Out of all the toys throught history, the most interesting were in the "tin era" of toys. This time period was from the nineteen twenties and fifties, excluding the forties due to the need of metal in World War Two. Many people regard the toys from the tin era with a certain charm. They seem to give one a sense of the past. Now, most toys are are plastic action fighters or complicated video games that can't ever duplicate that charm.
In the nineteen twenties, the tin toys were very simple. They were small vehicles like trains or crude models of figures. Most toys were only two or three colors! There weren't that many car models because most children weren't very interested in them. However, there were many tin boats. Though because they weren't able to float or sail, there were wheels attached to the bottoms. Models such as these are very valuable today due to the great
amount of detail and craftsmanship done on them.
Penny toys were popular for a short while in the ninteen twenties too.
They were named because of their small size. The first old fashioned
telephones were introduced, the kind with ear pieces. Horses became popular also. Many had soldiers on their backs because of the war's influence. Along with them came slightly larger trains and motorcycle models. The first wire operating tin toys were introuduced shortly before the nineteen thirties.
In the nineteen thirties, tin toys became a little more complicated and started experiencing even more influence from the war. Most of them now had about
six basic colors: red, blue, black, white, gold, and green. There were many kinds of vehicles that came from the war. The first zepplins and planes for instance. There were also many "practical" so-called toys, such as clocks with a tin soldier on a motorcycle that came out every hour. These toys were mostly used for ornaments, though.
Soon after, Water drum toys were introduced. These toys were of famous people or animal characters holding drums that had water wheels in the back. When water was poured onto the wheel, the character would beat two little sticks it had in each arm onto its drum. Later in the thirites, the first model cars and trolly cars were made. Both of these were very expensive because they were the first of their kind and money was needed for more important things such as the war. At the very end of the thirties, model boats made a short comeback.

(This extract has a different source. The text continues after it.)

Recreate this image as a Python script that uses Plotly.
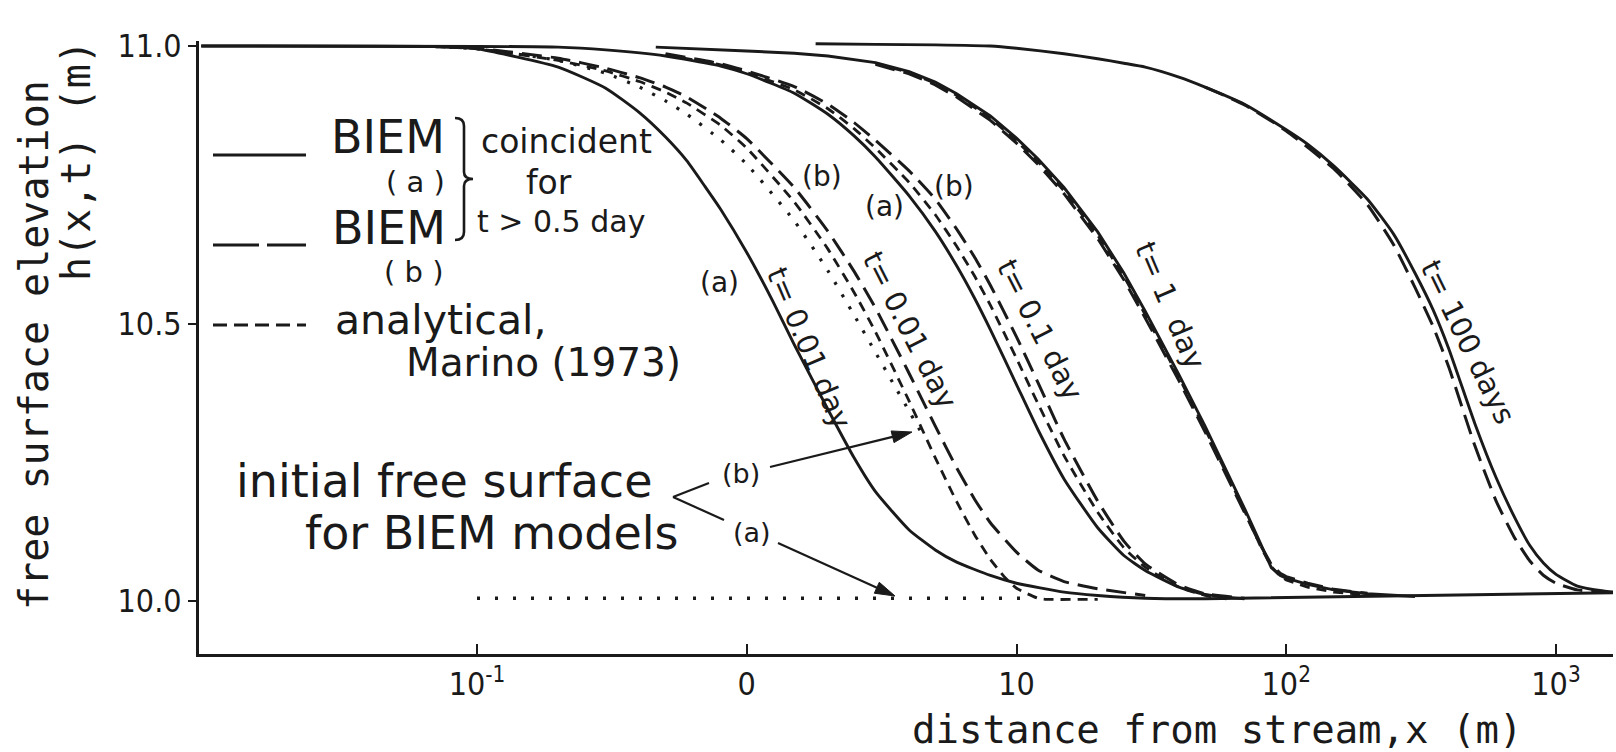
import math
import plotly.graph_objects as go

# ---------------- data (x in metres, y = free surface elevation in m) ----------------
# t = 0.01 day
x_a001 = [0.0095, 0.07, 0.1, 0.2, 0.3, 0.4, 0.5, 0.6, 0.7, 0.8, 1, 1.25, 1.5, 2, 2.5, 3, 4, 5, 6, 8, 10, 15, 20, 30,
          50, 1650]
y_a001 = [11.0, 10.999, 10.995, 10.962, 10.924, 10.880, 10.836, 10.793, 10.747, 10.706, 10.628, 10.540, 10.462,
          10.345, 10.258, 10.197, 10.128, 10.092, 10.070, 10.046, 10.032, 10.016, 10.010, 10.005, 10.004, 10.015]
x_b001 = [0.07, 0.1, 0.2, 0.3, 0.4, 0.5, 0.6, 0.8, 1, 1.5, 2, 2.5, 3, 4, 5, 6, 7, 8, 10, 12, 15, 20, 30]
y_b001 = [10.999, 10.996, 10.978, 10.960, 10.943, 10.926, 10.908, 10.870, 10.833, 10.745, 10.666, 10.594, 10.528,
          10.410, 10.315, 10.240, 10.183, 10.141, 10.088, 10.056, 10.035, 10.022, 10.010]
x_an001 = [0.07, 0.1, 0.2, 0.3, 0.4, 0.5, 0.6, 0.8, 1, 1.5, 2, 2.5, 3, 4, 5, 6, 7, 8, 9, 10, 12, 13, 20]
y_an001 = [10.999, 10.995, 10.974, 10.955, 10.936, 10.917, 10.897, 10.857, 10.816, 10.719, 10.634, 10.556, 10.485,
           10.360, 10.258, 10.179, 10.119, 10.075, 10.044, 10.023, 10.005, 10.003, 10.003]
# initial free surfaces of the BIEM models
x_init_b = [0.07, 0.1, 0.2, 0.3, 0.4, 0.5, 0.6, 0.8, 1, 1.5, 2, 2.5, 3, 3.5, 4, 4.5]
y_init_b = [10.999, 10.995, 10.974, 10.951, 10.926, 10.901, 10.877, 10.831, 10.787, 10.685, 10.595, 10.515,
            10.448, 10.391, 10.342, 10.298]
x_init_a = [0.1, 10.5]
y_init_a = [10.005, 10.005]
# t = 0.1 day
x_a01 = [0.0095, 0.2, 0.3, 0.5, 0.8, 1, 1.5, 2, 2.5, 3, 4, 5, 6, 7, 8, 10, 12, 15, 20, 25, 30, 40, 50, 70]
y_a01 = [11.0, 10.998, 10.993, 10.982, 10.964, 10.950, 10.915, 10.877, 10.838, 10.800, 10.730, 10.666, 10.604,
         10.545, 10.489, 10.390, 10.309, 10.220, 10.132, 10.082, 10.055, 10.025, 10.012, 10.004]
x_an01 = [0.5, 0.8, 1, 1.5, 2, 2.5, 3, 4, 5, 6, 7, 8, 10, 12, 15, 20, 25, 30, 40, 50, 60]
y_an01 = [10.984, 10.966, 10.952, 10.921, 10.887, 10.851, 10.816, 10.754, 10.696, 10.639, 10.585, 10.533, 10.437,
          10.356, 10.262, 10.160, 10.096, 10.061, 10.025, 10.010, 10.004]
x_b01 = [0.5, 0.8, 1, 1.5, 2, 2.5, 3, 4, 5, 6, 7, 8, 10, 12, 15, 20, 25, 30, 40, 50, 70]
y_b01 = [10.986, 10.968, 10.955, 10.927, 10.895, 10.862, 10.830, 10.775, 10.724, 10.670, 10.619, 10.569, 10.476,
         10.394, 10.292, 10.180, 10.108, 10.067, 10.029, 10.013, 10.005]
# t = 1 day
x_a1 = [0.46, 0.6, 1, 1.5, 2, 3, 4, 5, 6, 8, 10, 12, 15, 20, 25, 30, 40, 50, 60, 70, 80, 88, 95, 100, 120, 150,
        200, 300]
y_a1 = [10.998, 10.996, 10.991, 10.987, 10.982, 10.970, 10.954, 10.935, 10.914, 10.874, 10.834, 10.797, 10.745,
        10.665, 10.591, 10.522, 10.408, 10.315, 10.236, 10.167, 10.105, 10.060, 10.046, 10.041, 10.030, 10.020,
        10.013, 10.008]
x_b1 = [3, 4, 5, 6, 8, 10, 12, 15, 20, 25, 30, 40, 50, 60, 70, 80, 88, 95, 100, 120, 150, 200]
y_b1 = [10.967, 10.950, 10.930, 10.908, 10.866, 10.825, 10.787, 10.734, 10.653, 10.579, 10.510, 10.397, 10.305,
        10.227, 10.160, 10.102, 10.066, 10.050, 10.044, 10.032, 10.021, 10.014]
x_an1 = [3, 4, 5, 6, 8, 10, 12, 15, 20, 25, 30, 40, 50, 60, 70, 80, 88, 95, 100, 120, 150, 200]
y_an1 = [10.969, 10.952, 10.933, 10.911, 10.870, 10.829, 10.792, 10.739, 10.659, 10.585, 10.516, 10.403, 10.310,
         10.231, 10.163, 10.100, 10.062, 10.045, 10.038, 10.025, 10.016, 10.011]
# t = 100 days
x_a100 = [1.8, 3, 5, 8, 10, 15, 20, 25, 30, 40, 50, 70, 100, 120, 150, 200, 250, 300, 350, 400, 500, 600, 700,
          800, 900, 1000, 1200, 1500, 1650]
y_a100 = [11.004, 11.003, 11.002, 11.0, 10.996, 10.986, 10.977, 10.969, 10.962, 10.944, 10.926, 10.895, 10.849,
          10.823, 10.784, 10.724, 10.661, 10.591, 10.525, 10.455, 10.320, 10.222, 10.152, 10.100, 10.068, 10.048,
          10.027, 10.018, 10.016]
x_b100 = [50, 70, 100, 150, 200, 250, 300, 350, 400, 500, 600, 700, 800, 900, 1000, 1200, 1500]
y_b100 = [10.926, 10.894, 10.847, 10.779, 10.714, 10.642, 10.565, 10.495, 10.422, 10.280, 10.180, 10.115, 10.072,
          10.046, 10.032, 10.020, 10.017]

tick_x_vals = [0.1, 1, 10, 100, 1000]
tick_x_text = ["10<sup>-1</sup>", "0", "10", "10<sup>2</sup>", "10<sup>3</sup>"]
tick_y_vals = [10.0, 10.5, 11.0]
tick_y_text = ["10.0", "10.5", "11.0"]

# ---------------- styling ----------------
INK = "#1a1a1a"
SANS = "DejaVu Sans"
MONO = "DejaVu Sans Mono"
NARROW = "Liberation Sans Narrow, DejaVu Sans Condensed, Liberation Sans"
SOLID = dict(color=INK, width=2.9)
LONG = dict(color=INK, width=3.0, dash="20px,9px")
SHORT = dict(color=INK, width=2.8, dash="10px,7px")
DOTB = dict(color=INK, width=3.2, dash="3px,11px")
DOTA = dict(color=INK, width=3.6, dash="3px,15px")

W, H = 1616, 752
L, R, T, B = 199, 3, 41, 98


def P(xp, yp):
    """pixel position on the page -> paper coordinates"""
    return (xp - L) / (W - L - R), (H - B - yp) / (H - T - B)


fig = go.Figure()


def add(x, y, line, shape="spline"):
    fig.add_trace(go.Scatter(x=x, y=y, mode="lines", line=dict(**line, shape=shape, smoothing=0.5),
                             hoverinfo="skip", showlegend=False))


add(x_a001, y_a001, SOLID)
add(x_init_b, y_init_b, DOTB)
add(x_an001, y_an001, SHORT)
add(x_b001, y_b001, LONG)
add(x_init_a, y_init_a, DOTA, "linear")
add(x_a01, y_a01, SOLID)
add(x_an01, y_an01, SHORT)
add(x_b01, y_b01, LONG)
add(x_a1, y_a1, SOLID, "linear")
add(x_an1, y_an1, SHORT, "linear")
add(x_b1, y_b1, LONG, "linear")
add(x_a100, y_a100, SOLID)
add(x_b100, y_b100, LONG)

ann = []


def text(s, xp, yp, size, family=SANS, angle=0):
    x, y = P(xp, yp)
    ann.append(dict(text=s, x=x, y=y, xref="paper", yref="paper", showarrow=False,
                    xanchor="center", yanchor="middle", textangle=angle,
                    font=dict(family=family, size=size, color=INK)))


# legend block
text("BIEM", 388, 137, 46)
text("( a )", 415, 182, 29)
text("BIEM", 389, 228, 46)
text("( b )", 413, 272, 29)
text("coincident", 566, 141, 33)
text("for", 549, 182, 33)
text("t > 0.5 day", 561, 221, 30)
text("analytical,", 440, 320, 41)
text("Marino (1973)", 543, 362, 39)
# initial surface note
text("initial free surface", 444, 481, 46)
text("for BIEM models", 492, 533, 46)
text("(b)", 741, 473, 27)
text("(a)", 752, 532, 27)
# curve labels
text("t= 0.01 day", 809, 348, 29, angle=67)
text("t= 0.01 day", 910, 330, 29, angle=63)
text("t= 0.1 day", 1040, 330, 29, angle=63)
text("t= 1  day", 1170, 305, 29, angle=67)
text("t= 100 days", 1468, 342, 29, angle=64)
text("(a)", 719, 282, 28)
text("(b)", 822, 176, 28)
text("(a)", 884, 207, 28)
text("(b)", 954, 187, 28)
# axis titles
text("distance from stream,x (m)", 1217, 729, 39, MONO)
text("free surface elevation", 34, 345, 40, MONO, -90)
text("h(x,t) (m)", 76, 160, 40, MONO, -90)

shapes = []


def seg(x0, y0, x1, y1, width=2.8, dash="solid"):
    a = P(x0, y0)
    b = P(x1, y1)
    shapes.append(dict(type="line", xref="paper", yref="paper", x0=a[0], y0=a[1], x1=b[0], y1=b[1],
                       line=dict(color=INK, width=width, dash=dash)))


def fmt(p):
    q = P(*p)
    return "{:.5f},{:.5f}".format(q[0], q[1])


def arrow(x_tail, y_tail, x_tip, y_tip, head=20, half=6):
    dx, dy = x_tip - x_tail, y_tip - y_tail
    n = math.hypot(dx, dy)
    ux, uy = dx / n, dy / n
    bx, by = x_tip - head * ux, y_tip - head * uy
    seg(x_tail, y_tail, bx + 2 * ux, by + 2 * uy, 2.2)
    c1 = (bx - half * uy, by + half * ux)
    c2 = (bx + half * uy, by - half * ux)
    shapes.append(dict(type="path", xref="paper", yref="paper",
                       path="M " + fmt((x_tip, y_tip)) + " L " + fmt(c1) + " L " + fmt(c2) + " Z",
                       fillcolor=INK, line=dict(color=INK, width=1)))


arrow(770, 467, 912, 432)
arrow(778, 543, 895, 596)

# legend line samples
seg(213, 155, 306, 155)
seg(213, 245, 306, 245, 3.0, "46px,8px")
seg(213, 325, 306, 325, 2.8, "14px,7px")
# bracket of the initial-surface note
seg(709, 483, 673, 497, 2.2)
seg(673, 497, 724, 520, 2.2)

# curly brace of the legend
path = ("M " + fmt((455, 118)) + " Q " + fmt((464, 118)) + " " + fmt((464, 126)) +
        " L " + fmt((464, 172)) + " Q " + fmt((464, 179)) + " " + fmt((473, 179)) +
        " Q " + fmt((464, 179)) + " " + fmt((464, 186)) +
        " L " + fmt((464, 232)) + " Q " + fmt((464, 240)) + " " + fmt((455, 240)))
shapes.append(dict(type="path", xref="paper", yref="paper", path=path, line=dict(color=INK, width=2.6)))

fig.update_layout(
    width=W, height=H,
    margin=dict(l=L, r=R, t=T, b=B, pad=0),
    paper_bgcolor="white", plot_bgcolor="white",
    showlegend=False,
    annotations=ann, shapes=shapes,
    xaxis=dict(type="log", range=[-2.0306, 3.2113], showline=True, linewidth=3, linecolor=INK,
               ticks="inside", ticklen=10, tickwidth=2, tickcolor=INK,
               tickvals=tick_x_vals, ticktext=tick_x_text, ticklabelstandoff=0,
               tickfont=dict(family=NARROW, size=32, color=INK),
               showgrid=False, zeroline=False),
    yaxis=dict(range=[9.9045, 11.009], showline=True, linewidth=3, linecolor=INK,
               ticks="outside", ticklen=8, tickwidth=2, tickcolor=INK,
               tickvals=tick_y_vals, ticktext=tick_y_text, ticklabelstandoff=0,
               tickfont=dict(family=NARROW, size=32, color=INK),
               showgrid=False, zeroline=False),
)

fig.write_html("out.html")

After the war, the tin era started up again with an explosion of popularity that would later burn out. In the fifties, there was a great number of toys that were based on occupations. There were still toys that operated on wires, but now the first of the battery operated toys were begining to appear. There were such toys as telephone pole climber and one with a man cutting the hair of another man. Though some worked with movement, most just used their batteries for blinking lights and sounds. It was because of all the movement, light, and sounds that circus toys became popular. There were dancing clowns and trains that played music with animals roaring from them. In the early fifties, there were tin model airplanes from World War Two, mostly bombers. Almost all plane toys were popular as long as they were jets. Jets were popular because they had never been toys before. At the end of the tin era, tin remote control cars were used, which were then upgraded with plastics and such, shutting tin out, maybe forever.
Also, plastic dolls are a recent invention. Before, they might be referred to as ragdolls since they were made out of cloth. There have also been different types of plastic dolls made. Shown on this page are dolls that are obviosly very different from Barbie Dolls. Nowadays it's much harder to get such time and quality put into a toy than it was back then.